Cela étant dit, nous savons bien que la perception individuelle ne coïncide pas automatiquement avec la réalité factuelle. La diversité des apparences d’Homo sapiens masque la conformité de chacun de ses spécimens à une structure universelle : nous ne nous distinguons les uns des autres que par une combinaison unique de caractères qui, bien que communs à l’ensemble de l’espèce, présentent une distribution spécifique propre à chacun. Il en découle que l’accès à l’universalisme n’est pas une donnée immédiate de l’esprit humain mais une conquête de celui-ci, en particulier pour faire pièce à ses préjugés.

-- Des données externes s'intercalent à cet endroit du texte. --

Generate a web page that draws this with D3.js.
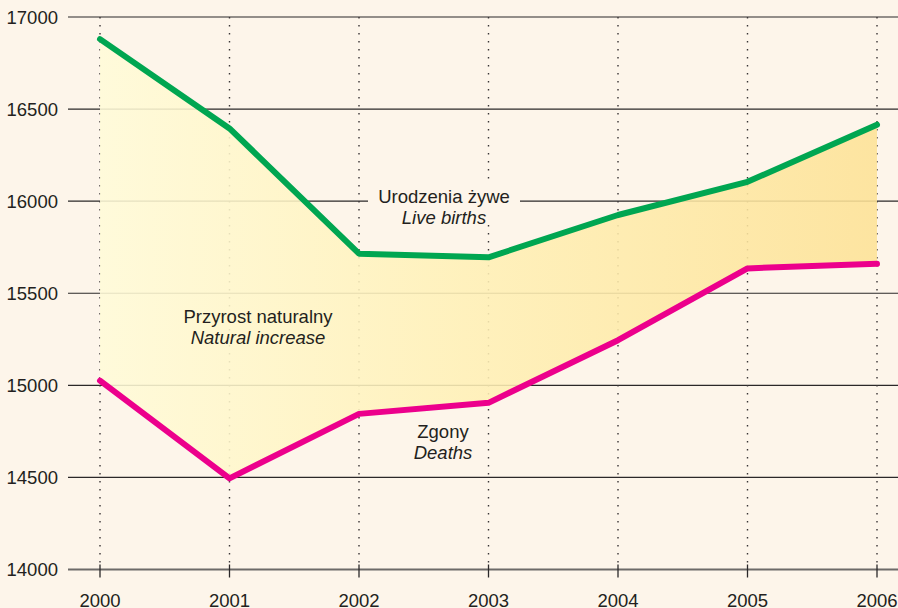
<!DOCTYPE html>
<html>
<head>
<meta charset="utf-8">
<script src="https://cdn.jsdelivr.net/npm/d3@7"></script>
<style>
body { margin: 0; background: #fdf5ea; }
svg { display: block; font-family: "Liberation Sans", Arial, sans-serif; }
</style>
</head>
<body>
<svg id="chart" width="898" height="608"></svg>
<script>
const years = [2000, 2001, 2002, 2003, 2004, 2005, 2006];
const births = [16880, 16395, 15715, 15695, 15925, 16105, 16415];
const deaths = [15025, 14495, 14845, 14905, 15245, 15635, 15660];
const y_ticks = [14000, 14500, 15000, 15500, 16000, 16500, 17000];

const svg = d3.select("#chart");
const x = d3.scaleLinear().domain([2000, 2006]).range([100, 877]);
const y = d3.scaleLinear().domain([14000, 17000]).range([569.5, 17]);

// gradient for natural increase
const grad = svg.append("defs").append("linearGradient")
	.attr("id", "fillgrad").attr("x1", "0").attr("x2", "1").attr("y1", "0").attr("y2", "0");
grad.append("stop").attr("offset", "0").attr("stop-color", "#fffbd8");
grad.append("stop").attr("offset", "0.45").attr("stop-color", "#fff1b8");
grad.append("stop").attr("offset", "1").attr("stop-color", "#fde296");

// horizontal grid
svg.append("g").selectAll("line").data(y_ticks).enter()
	.append("line")
	.attr("x1", 68).attr("x2", 898)
	.attr("y1", d => y(d)).attr("y2", d => y(d))
	.style("stroke", d => d == 14000 ? "#6d6a68" : "#2b2829")
	.style("stroke-width", d => d == 14000 ? 1.8 : 1.2);

// vertical dotted lines
svg.append("g").selectAll("line").data(years).enter()
	.append("line")
	.attr("x1", d => x(d)).attr("x2", d => x(d))
	.attr("y1", y(17000)).attr("y2", y(14000) - 4)
	.style("stroke", "#3a3637").style("stroke-width", 1.4)
	.style("stroke-dasharray", "1.6,6.4");

// x tick marks
svg.append("g").selectAll("line").data(years).enter()
	.append("line")
	.attr("x1", d => x(d)).attr("x2", d => x(d))
	.attr("y1", y(14000) - 5).attr("y2", y(14000) + 8)
	.style("stroke", "#2b2829").style("stroke-width", 1.3);

// area between lines
const area = d3.area()
	.x((d, i) => x(years[i]))
	.y0((d, i) => y(deaths[i]))
	.y1((d, i) => y(births[i]));
svg.append("path").datum(births)
	.attr("d", area)
	.style("fill", "url(#fillgrad)").style("fill-opacity", 0.88);

// knockout box behind the births label
svg.append("rect").attr("x", 368).attr("y", 185).attr("width", 152).attr("height", 40).style("fill", "#fdf5ea");

const line = vals => d3.line().x((d, i) => x(years[i])).y(d => y(d))(vals);
svg.append("path").attr("d", line(births))
	.style("fill", "none").style("stroke", "#00a651").style("stroke-width", 6).style("stroke-linejoin", "round").style("stroke-linecap", "round");
svg.append("path").attr("d", line(deaths))
	.style("fill", "none").style("stroke", "#ec008c").style("stroke-width", 6).style("stroke-linejoin", "round").style("stroke-linecap", "round");

// axis labels
svg.append("g").selectAll("text").data(y_ticks).enter()
	.append("text")
	.attr("x", 58).attr("y", d => y(d) + 6.5)
	.attr("text-anchor", "end")
	.style("font-size", "18.5px").style("fill", "#231f20")
	.text(d => d);
svg.append("g").selectAll("text").data(years).enter()
	.append("text")
	.attr("x", d => x(d)).attr("y", 607)
	.attr("text-anchor", "middle")
	.style("font-size", "18.5px").style("fill", "#231f20")
	.text(d => d);

// annotations
const labels = [
	{ pl: "Urodzenia żywe", en: "Live births", cx: 444, cy: 203 },
	{ pl: "Przyrost naturalny", en: "Natural increase", cx: 258, cy: 323 },
	{ pl: "Zgony", en: "Deaths", cx: 443, cy: 438 }
];
labels.forEach(l => {
	svg.append("text").attr("x", l.cx).attr("y", l.cy).attr("text-anchor", "middle")
		.style("font-size", "18.5px").style("fill", "#231f20").text(l.pl);
	svg.append("text").attr("x", l.cx).attr("y", l.cy + 20.5).attr("text-anchor", "middle")
		.style("font-size", "18.5px").style("font-style", "italic").style("fill", "#231f20").text(l.en);
});
</script>
</body>
</html>
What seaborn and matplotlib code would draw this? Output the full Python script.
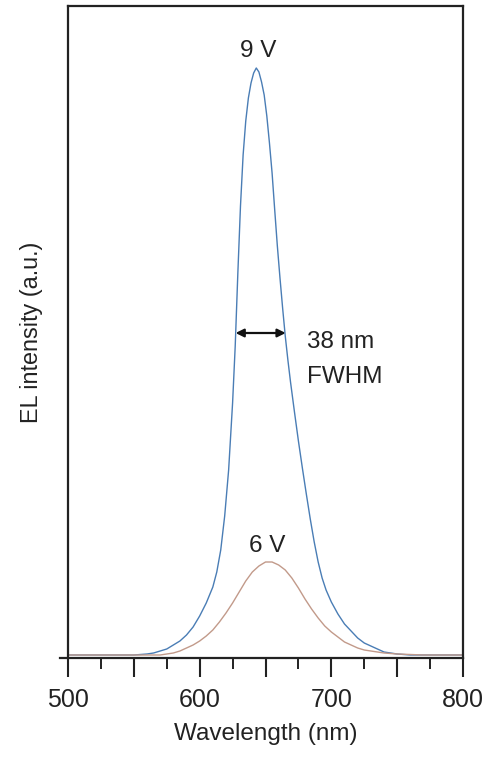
import numpy as np
import pandas as pd
import matplotlib
matplotlib.use("Agg")
import matplotlib.pyplot as plt
import seaborn as sns
from matplotlib.ticker import FixedLocator

# ---- data (arbitrary units) ----
wl_9v = [500, 510, 520, 530, 540, 550, 560, 565, 570, 575, 580, 585, 590, 595,
         600, 605, 610, 613, 616, 619, 622, 625, 627, 629, 631, 633, 635, 637,
         639, 641, 643, 645, 647, 649, 651, 653, 655, 657, 659, 661, 663, 665,
         667, 669, 672, 675, 678, 681, 684, 687, 690, 693, 696, 700, 705, 710,
         715, 720, 725, 730, 735, 740, 750, 760, 770, 780, 790, 800]
int_9v = [3, 3, 3, 3, 3, 3, 4, 5, 7, 9, 13, 17, 23, 31,
          42, 55, 71, 86, 108, 142, 188, 255, 312, 385, 452, 503, 537, 560,
          575, 585, 590, 586, 576, 563, 542, 515, 485, 448, 412, 380, 350, 322,
          298, 276, 246, 217, 190, 164, 139, 116, 96, 80, 68, 56, 44, 34,
          27, 20, 15, 12, 9, 6, 4, 3, 3, 3, 3, 3]

wl_6v = [500, 520, 540, 560, 570, 580, 585, 590, 595, 600, 605, 610, 615, 620,
         625, 630, 635, 640, 645, 650, 655, 660, 665, 670, 675, 680, 685, 690,
         695, 700, 705, 710, 715, 720, 725, 730, 740, 750, 770, 800]
int_6v = [3, 3, 3, 3, 3, 5, 7, 10, 13, 17, 22, 28, 36, 45,
          55, 66, 77, 86, 92, 96, 96, 93, 88, 80, 70, 59, 49, 40,
          32, 26, 21, 16, 13, 10, 8, 7, 5, 4, 3, 3]

voltages = ["9 V", "6 V"]
fwhm_lines = ["38 nm", "FWHM"]
x_major = [500, 550, 600, 650, 700, 750, 800]
x_labels = ["500", "", "600", "", "700", "", "800"]
x_minor = [525, 575, 625, 675, 725, 775]

df = pd.concat([
    pd.DataFrame({"Wavelength": wl_9v, "Intensity": int_9v, "V": voltages[0]}),
    pd.DataFrame({"Wavelength": wl_6v, "Intensity": int_6v, "V": voltages[1]}),
], ignore_index=True)

sns.set_style("white")
plt.rcParams["font.family"] = ["Liberation Sans", "DejaVu Sans"]

W, H = 488, 761
fig = plt.figure(figsize=(W / 100, H / 100), dpi=100)
ax = fig.add_axes([68 / W, 1 - 658 / H, (463 - 68) / W, (658 - 6) / H])

txt = "#222222"
sns.lineplot(data=df, x="Wavelength", y="Intensity", hue="V",
             palette={"9 V": "#4a7db5", "6 V": "#c29a8a"},
             linewidth=1.0, legend=False, ax=ax, sort=False)

ax.set_xlim(500, 800)
ax.set_ylim(0, 652)
ax.set_yticks([])
ax.set_xticks(x_major, labels=x_labels)
ax.xaxis.set_minor_locator(FixedLocator(x_minor))
ax.tick_params(axis="x", which="major", direction="out", length=13.5, width=1.5,
               color="#222222", labelsize=18, labelcolor=txt, pad=8, bottom=True)
ax.tick_params(axis="x", which="minor", direction="out", length=8, width=1.4,
               color="#222222", bottom=True)

for s in ax.spines.values():
    s.set_visible(True)
    s.set_color("#222222")
    s.set_linewidth(1.6)
ax.spines["bottom"].set_bounds(494, 800)

ax.set_xlabel("Wavelength (nm)", fontsize=17.5, color=txt, labelpad=8)
ax.set_ylabel("EL intensity (a.u.)", fontsize=16.8, color=txt)
ax.yaxis.set_label_coords(-0.063, 0.5)

ax.text(644.3, 601, voltages[0], ha="center", va="baseline", fontsize=17.5, color=txt)
ax.text(651.5, 106, voltages[1], ha="center", va="baseline", fontsize=17.5, color=txt)
ax.text(681.5, 310, fwhm_lines[0], ha="left", va="baseline", fontsize=17.5, color=txt)
ax.text(681.5, 275, fwhm_lines[1], ha="left", va="baseline", fontsize=17.5, color=txt)
ax.annotate("", xy=(627.3, 325), xytext=(665.3, 325),
            arrowprops=dict(arrowstyle="<|-|>", color="#111111", lw=1.6,
                            mutation_scale=12, shrinkA=0, shrinkB=0))

fig.savefig("out.png", dpi=100)
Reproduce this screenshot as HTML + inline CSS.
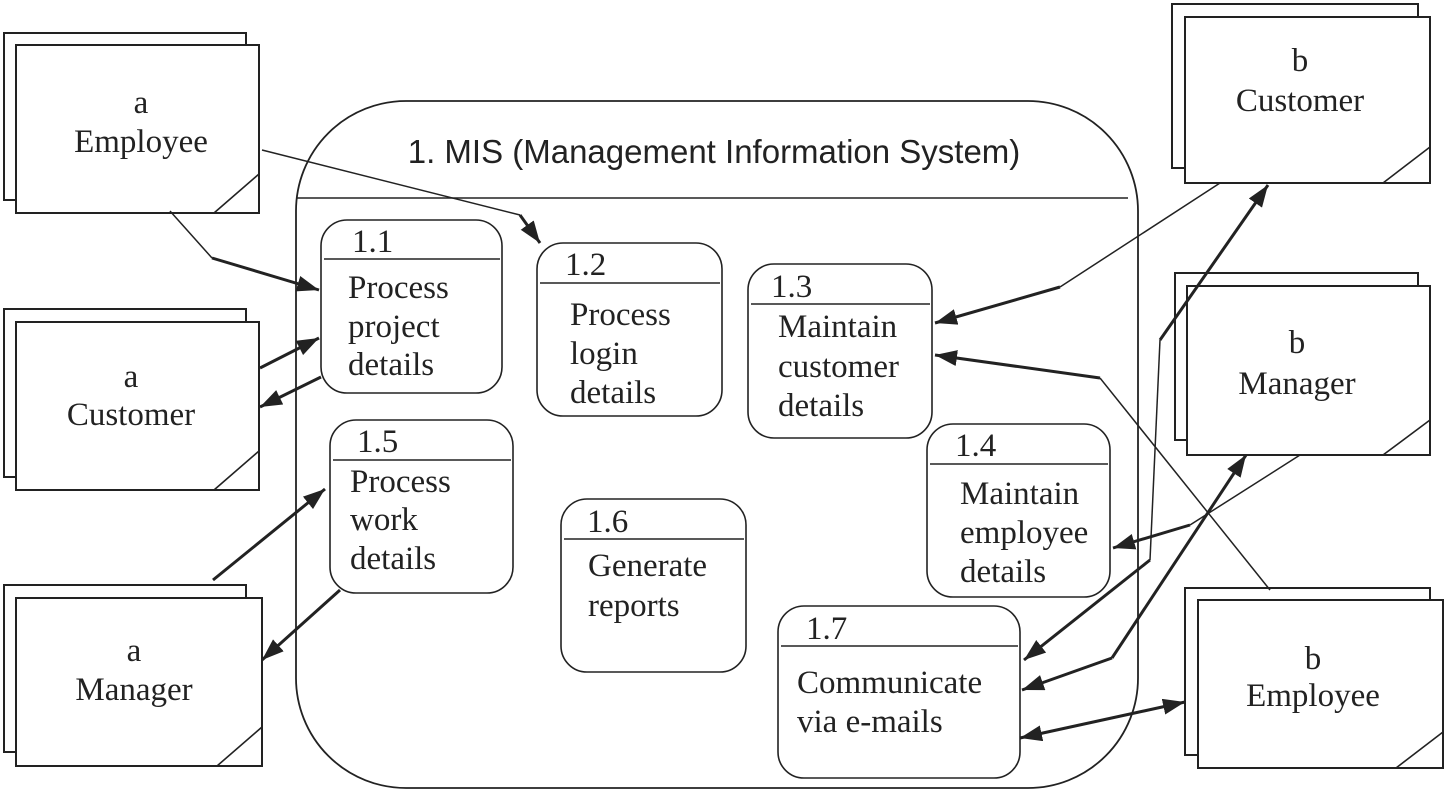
<!DOCTYPE html>
<html><head><meta charset="utf-8"><style>
html,body{margin:0;padding:0;background:#fff}
svg{display:block}
.s{font-family:"Liberation Serif",serif;font-size:33px;fill:#222}
</style></head><body>
<svg width="1446" height="792" viewBox="0 0 1446 792" xmlns="http://www.w3.org/2000/svg">
<defs>
<marker id="a" markerUnits="userSpaceOnUse" markerWidth="24" markerHeight="18" refX="22" refY="8" orient="auto-start-reverse">
<path d="M0,0 L22,8 L0,16 Z" fill="#222"/>
</marker>
</defs>
<g fill="#fff" stroke="#222" stroke-width="2">
<rect x="4" y="33" width="242" height="167"/><rect x="16" y="45" width="243" height="168"/>
<rect x="4" y="309" width="242" height="168"/><rect x="16" y="322" width="243" height="168"/>
<rect x="4" y="585" width="242" height="167"/><rect x="16" y="598" width="246" height="168"/>
<rect x="1172" y="4" width="246" height="164"/><rect x="1185" y="17" width="245" height="166"/>
<rect x="1175" y="273" width="243" height="167"/><rect x="1187" y="286" width="243" height="169"/>
<rect x="1185" y="588" width="245" height="167"/><rect x="1198" y="600" width="245" height="168"/>
</g>
<g stroke="#222" stroke-width="1.6" fill="none">
<line x1="214" y1="213" x2="259" y2="174"/>
<line x1="214" y1="490" x2="259" y2="451"/>
<line x1="217" y1="766" x2="262" y2="727"/>
<line x1="1383" y1="183" x2="1430" y2="147"/>
<line x1="1383" y1="455" x2="1430" y2="420"/>
<line x1="1396" y1="768" x2="1443" y2="732"/>
<rect x="296" y="101" width="842" height="687" rx="110" ry="110" stroke-width="1.8"/>
<line x1="297" y1="198" x2="1128" y2="198"/>
<rect x="321" y="220" width="181" height="173" rx="26"/><line x1="324" y1="259" x2="500" y2="259"/>
<rect x="537" y="243" width="185" height="173" rx="26"/><line x1="540" y1="283" x2="720" y2="283"/>
<rect x="748" y="264" width="184" height="174" rx="26"/><line x1="751" y1="304" x2="930" y2="304"/>
<rect x="927" y="424" width="183" height="173" rx="26"/><line x1="930" y1="464" x2="1108" y2="464"/>
<rect x="330" y="420" width="183" height="173" rx="26"/><line x1="333" y1="460" x2="511" y2="460"/>
<rect x="561" y="499" width="185" height="173" rx="26"/><line x1="564" y1="539" x2="744" y2="539"/>
<rect x="778" y="606" width="242" height="172" rx="26"/><line x1="781" y1="646" x2="1018" y2="646"/>
</g>
<g stroke="#222" stroke-width="1.5" fill="none">
<polyline points="262,150 520,215"/>
<polyline points="170,211 212,258"/>
<polyline points="1220,183 1060,287"/>
<polyline points="1270,590 1100,378"/>
<polyline points="1300,455 1190,525"/>
<polyline points="1160,340 1150,560"/>
</g>
<g stroke="#222" stroke-width="3" fill="none">
<path d="M520,215 L540,243" marker-end="url(#a)"/>
<path d="M212,258 L319,290" marker-end="url(#a)"/>
<path d="M260,368 L319,338" marker-end="url(#a)"/>
<path d="M321,377 L260,407" marker-end="url(#a)"/>
<path d="M213,580 L325,489" marker-end="url(#a)"/>
<path d="M340,590 L262,660" marker-end="url(#a)"/>
<path d="M1060,287 L935,323" marker-end="url(#a)"/>
<path d="M1100,378 L935,355" marker-end="url(#a)"/>
<path d="M1190,525 L1113,548" marker-end="url(#a)"/>
<path d="M1160,340 L1268,185" marker-end="url(#a)"/>
<path d="M1150,560 L1024,660" marker-end="url(#a)"/>
<path d="M1112,658 L1246,455" marker-end="url(#a)"/>
<path d="M1112,658 L1022,690" marker-end="url(#a)"/>
<path d="M1020,738 L1185,702" marker-start="url(#a)" marker-end="url(#a)"/>
</g>
<text x="714" y="163" text-anchor="middle" font-family="Liberation Sans, sans-serif" font-size="33" fill="#222">1. MIS (Management Information System)</text>
<g text-anchor="middle">
<text x="141" y="113" class="s">a</text><text x="141" y="152" class="s">Employee</text>
<text x="131" y="387" class="s">a</text><text x="131" y="425" class="s">Customer</text>
<text x="134" y="661" class="s">a</text><text x="134" y="700" class="s">Manager</text>
<text x="1300" y="71" class="s">b</text><text x="1300" y="111" class="s">Customer</text>
<text x="1297" y="353" class="s">b</text><text x="1297" y="394" class="s">Manager</text>
<text x="1313" y="669" class="s">b</text><text x="1313" y="706" class="s">Employee</text>
</g>
<g>
<text x="352" y="252" class="s">1.1</text>
<text x="348" y="298" class="s">Process</text><text x="348" y="337" class="s">project</text><text x="348" y="375" class="s">details</text>
<text x="565" y="275" class="s">1.2</text>
<text x="570" y="325" class="s">Process</text><text x="570" y="364" class="s">login</text><text x="570" y="403" class="s">details</text>
<text x="771" y="297" class="s">1.3</text>
<text x="778" y="337" class="s">Maintain</text><text x="778" y="377" class="s">customer</text><text x="778" y="416" class="s">details</text>
<text x="955" y="456" class="s">1.4</text>
<text x="960" y="504" class="s">Maintain</text><text x="960" y="543" class="s">employee</text><text x="960" y="582" class="s">details</text>
<text x="357" y="452" class="s">1.5</text>
<text x="350" y="492" class="s">Process</text><text x="350" y="530" class="s">work</text><text x="350" y="569" class="s">details</text>
<text x="587" y="532" class="s">1.6</text>
<text x="588" y="576" class="s">Generate</text><text x="588" y="616" class="s">reports</text>
<text x="806" y="639" class="s">1.7</text>
<text x="797" y="693" class="s">Communicate</text><text x="797" y="732" class="s">via e-mails</text>
</g>
</svg>
</body></html>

[i] L’archéologie et l’historiographie sont encore loin de converger avec la tradition biblique pour dater les événements que celle-ci relate et même pour en confirmer la réalité. Suivant les plus récents travaux, les deux textes qui comportent le Décalogue, l’Exode aurait été écrit entre les VIIIe et VIe siècle (avant notre ère) et le Deutéronome entre les VIIIe et VIIe siècle.

[ii] Les plus avancées des recherches établissent que dans une forme qui évoluera vers celle que nous connaissons aujourd’hui, la religion juive apparaît après la destruction des idoles décidée par Josias (648-609), roi de Juda.